Realizability-preserving monolithic convex limiting in continuous Galerkin discretizations of the M1 model of radiative transfer

We discretize the M1 model of radiative transfer using continuous finite elements and propose a tailor-made monolithic convex limiting (MCL) procedure for enforcing physical realizability. The M1 system of nonlinear balance laws for the zeroth and first moments of a probability distribution function is derived from the linear Boltzmann equation and equipped with an entropy-based closure for the second moment. To ensure hyperbolicity and physical admissibility, evolving moments must stay in an invariant domain representing a convex set of realizable states. We first construct a low-order method that is provably invariant domain preserving (IDP).
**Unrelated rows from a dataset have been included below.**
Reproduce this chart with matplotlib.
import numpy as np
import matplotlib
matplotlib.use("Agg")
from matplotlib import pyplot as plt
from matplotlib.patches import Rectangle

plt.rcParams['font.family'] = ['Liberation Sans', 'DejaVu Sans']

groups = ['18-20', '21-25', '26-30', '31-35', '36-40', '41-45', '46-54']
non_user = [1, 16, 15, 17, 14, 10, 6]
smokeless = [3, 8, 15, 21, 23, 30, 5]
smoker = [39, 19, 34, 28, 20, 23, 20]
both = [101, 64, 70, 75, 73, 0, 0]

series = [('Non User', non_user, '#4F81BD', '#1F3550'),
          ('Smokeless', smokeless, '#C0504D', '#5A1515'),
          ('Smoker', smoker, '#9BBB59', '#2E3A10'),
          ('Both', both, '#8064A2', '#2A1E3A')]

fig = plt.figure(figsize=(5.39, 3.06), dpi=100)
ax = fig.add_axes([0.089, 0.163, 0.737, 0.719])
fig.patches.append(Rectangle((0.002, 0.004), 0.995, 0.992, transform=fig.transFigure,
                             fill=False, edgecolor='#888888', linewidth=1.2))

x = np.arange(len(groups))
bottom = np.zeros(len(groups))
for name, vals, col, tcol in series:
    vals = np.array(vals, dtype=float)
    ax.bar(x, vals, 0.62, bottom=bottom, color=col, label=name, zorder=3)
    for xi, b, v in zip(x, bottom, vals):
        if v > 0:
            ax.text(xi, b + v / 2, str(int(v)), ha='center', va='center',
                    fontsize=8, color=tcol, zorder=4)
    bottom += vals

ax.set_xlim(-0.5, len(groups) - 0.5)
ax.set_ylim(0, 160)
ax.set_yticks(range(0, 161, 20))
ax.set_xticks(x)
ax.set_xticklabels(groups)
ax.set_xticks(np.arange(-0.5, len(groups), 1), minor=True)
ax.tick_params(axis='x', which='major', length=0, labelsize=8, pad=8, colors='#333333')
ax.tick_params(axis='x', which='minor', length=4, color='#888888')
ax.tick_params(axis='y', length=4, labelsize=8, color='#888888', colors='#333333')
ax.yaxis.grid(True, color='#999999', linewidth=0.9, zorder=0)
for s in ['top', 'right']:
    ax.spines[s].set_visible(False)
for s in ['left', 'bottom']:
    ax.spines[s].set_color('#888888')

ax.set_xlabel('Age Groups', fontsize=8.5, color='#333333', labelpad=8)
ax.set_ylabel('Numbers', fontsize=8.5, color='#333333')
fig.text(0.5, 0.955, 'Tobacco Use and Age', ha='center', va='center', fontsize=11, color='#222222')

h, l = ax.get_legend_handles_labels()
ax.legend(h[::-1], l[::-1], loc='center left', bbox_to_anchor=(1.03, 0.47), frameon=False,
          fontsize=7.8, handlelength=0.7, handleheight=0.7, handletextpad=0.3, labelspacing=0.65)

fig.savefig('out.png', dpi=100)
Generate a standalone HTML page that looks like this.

Introducing intermediate states that represent spatially averaged exact solutions of homogeneous Riemann problems, we prove that these so-called bar states are realizable in any number of space dimensions. This key auxiliary result enables us to show the IDP property of a fully discrete scheme with a diagonally implicit treatment of reactive terms. To achieve high resolution, we add nonlinear correction terms that are constrained using a two-step MCL algorithm. In the first limiting step, local bounds are imposed on each conserved variable to avoid spurious oscillations and maintain positivity of the scalar-valued zeroth moment (particle density). The second limiting step constrains the magnitude of the vector-valued first moment to be realizable. The flux-corrected finite element scheme is provably IDP. Its ability to prevent nonphysical behavior while attaining high-order accuracy in smooth regions is verified in a series of numerical tests. The developed methodology provides a robust simulation tool for dose calculation in radiotherapy.